Two parallel wires carry equal currents of 10 A along the same direction and are separated by a distance of 2.0 cm. Find the magnetic field at a point which is 2.0 cm away from each of these wires.

#### Solution

Given:

Magnitude of currents, I_{1}_{ }= I_{2} = 10 A

Separation of the point from the wires, d = 2 cm

Thus, the magnetic field due to current in the wire is given by

\[B_1 = B_2 = \frac{\mu_0 I}{2\pi d}\]

In the figure, dotted circle shows the magnetic field lines due to current carrying wire placed in a plane perpendicular to the plane of the paper.

From the figure, we can see that \[∆ P I_1 I_2\] is an equilateral triangle.

\[\angle I_1 P I_2 = {60}^\circ \]

Angle between the magnetic fields due to current in the wire, θ = 60°

∴ Required magnetic field at P

\[B_{net} = \sqrt{{B_1}^2 + {B_2}^2 + 2 B_1 B_2 \cos\theta}\]

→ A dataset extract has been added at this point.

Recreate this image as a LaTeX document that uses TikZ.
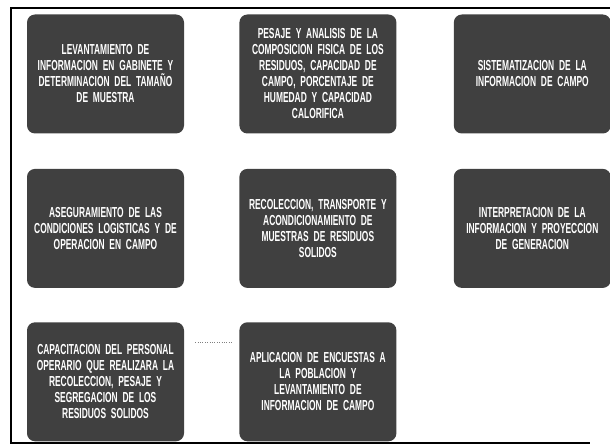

\[= \sqrt{\left( \frac{2 \times {10}^{- 7} \times 10}{2 \times {10}^{- 2}} \right)^2 + \left( \frac{2 \times {10}^{- 7} \times 10}{2 \times {10}^{- 2}} \right)^2 + \left( \frac{2 \times {10}^{- 7} \times 10}{2 \times {10}^{- 2}} \right) + \left( \frac{2 \times {10}^{- 7} \times 10}{2 \times {10}^{- 2}} \right)\cos60^\circ}\]

\[= \sqrt{( {10}^{- 4} ) + ( {10}^{- 4} )^2 + 2( {10}^{- 4} )( {10}^{- 4} ) \times \frac{1}{2}}\]

\[ = \sqrt{3} \times {10}^{- 4} T\]

\[ = 1 . 732 \times {10}^{- 4} T\]